Gibt es auch Analog-Multimeter in Tischausführung?
Soll dem Multimeter ein mehr oder weniger fester Platz auf dem Labortisch zukommen, sind Tischgeräte ideal. Sie sind größer und schwerer als die ansonsten leichten und kleinen Handgeräte, verfügen teilweise aber über zusätzliche Funktionen wie Messmöglichkeiten für Frequenz, Kapazität oder Temperatur. Einige Ausführungen sind zudem mit einer USB-Schnittstelle ausgestattet, Speicherung und Weiterbearbeitung erfasster Werte beispielsweise am PC sind damit schnell und leicht möglich.
Zu den analogen Multimetern in Tischausführung »
Was bedeutet „True-RMS“ bei der Angabe der Messart?

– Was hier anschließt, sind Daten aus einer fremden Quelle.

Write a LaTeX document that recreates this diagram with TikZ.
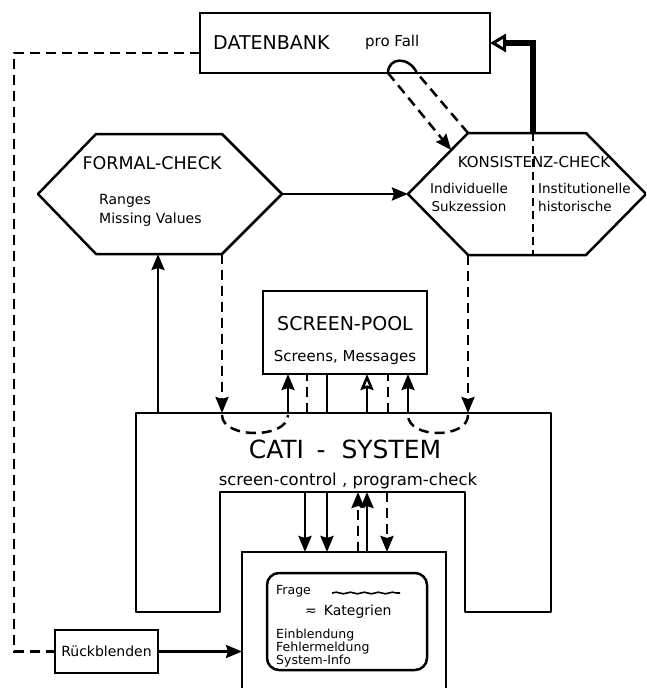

Der Begriff „RMS“ – vom Englischen „Root Mean Square“, zu Deutsch „quadratisches Mittel“ oder auch „Effektivwert“ – kennzeichnet in der Elektrotechnik eine Korrekturverfahren für die Berechnung und anschließende Darstellung von Wechselspannungen. Während RMS nur sinusförmige Wechselspannungen korrigiert, kann True-RMS jede Wellenform sowohl von Wechsel- als auch von Gleichspannungen (AC und DC) berücksichtigen, die Anzeige ist demnach genauer.